The UN Agency agreed the regional increase of opium poppy cultivation to rising prices for the illicit drugs, and a lack of crop-substitution projects in these remote areas, where in Burma’s question there are ongoing ethnic insurrections. Opium prices in Burma this year, as said by the report, have significantly increased. The average farm-gate price of opium was US$ 450/kg in 2011. It was up 48 per cent from US$ 305/kg in 2010.

The report spotlighted that poppy farmers are very vulnerable to loss of income derived from opium, especially those who count on this earnings source for food security. Moreover, opium cultivation is generally linked to a lack of peace and security, which points out the need for political and economic solutions.
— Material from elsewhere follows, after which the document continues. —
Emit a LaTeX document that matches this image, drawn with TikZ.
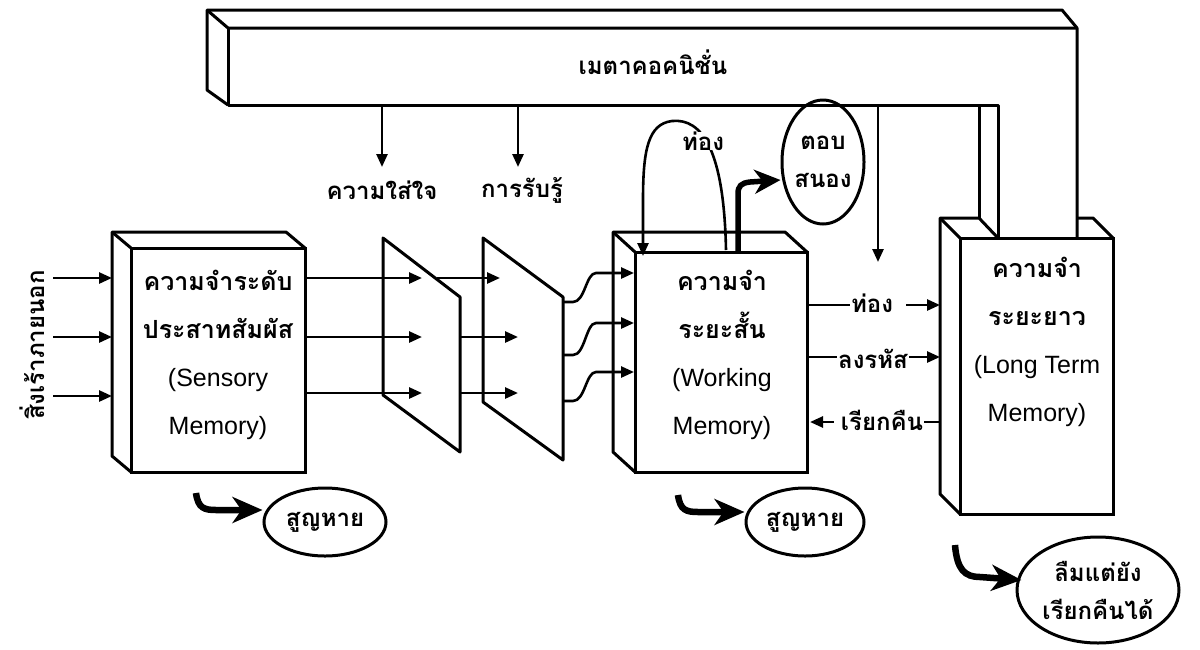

According to Shan Drug Watch program (October 201) by Shan Herald Agency for News, poppy cultivation was continuing unchecked in 46 of the 55 Shan townships, mostly in areas under the control of the Burma Army and its militias. However, unfavorable weather conditions caused a massive drop in opium output during the last season. But, there is no evidence of constant effort by the Burmese regime to eradicate opium. On the contrary, opium farmers throughout the state are being taxed by Burma Army units, Shan Drug Watch said.

In Kachin State, northern part of Burma, poppy growing areas were up 27 per cent, the UN Office on Drugs and Crime’s annual South-East Asia Opium Survey 2011 said.

Laos saw its opium poppy cultivation increase from 3,000 hectares in 2010 to 4,100 hectares, up 37 per cent, according to agency estimates.

The agency’s executive director Yuri Fedotov said that the lack of security, political stability and sustainable development are some of the key drivers behind increased opium production. The high prices for opium in Lao DPR and the Thailand, as well as steep price increase in Burma, are also making production attractive to poppy farmers, Fedotov criticized.

Many analysts say that political reforms, improved security and stronger economic growth are needed to shift poppy farmers away from growing opium and to cut drug addiction.

The making of illicit drugs in Burma has considerable international, regional and national end results. At the international level, the opium and heroin produced in the country are consumed in Asia distributed through China and Thailand as well as the rest of Asia, reaching destinations as far away as Australia, North America and Europe.

At the regional level, drugs are at the root of various problems, including the spread of HIV/AIDS fuelled by injecting drug use, corruption of border officials and the large influence of criminal elements seeking on undermining the rule of law and further instability in the border areas.

Some political analysts pointed out, poppy growing and opium production in Shan State have increased over the past two years due to political volatility in Burma and growing economic despondency caused by cronyism, corruption and unprofessional conduct of the military-backed government.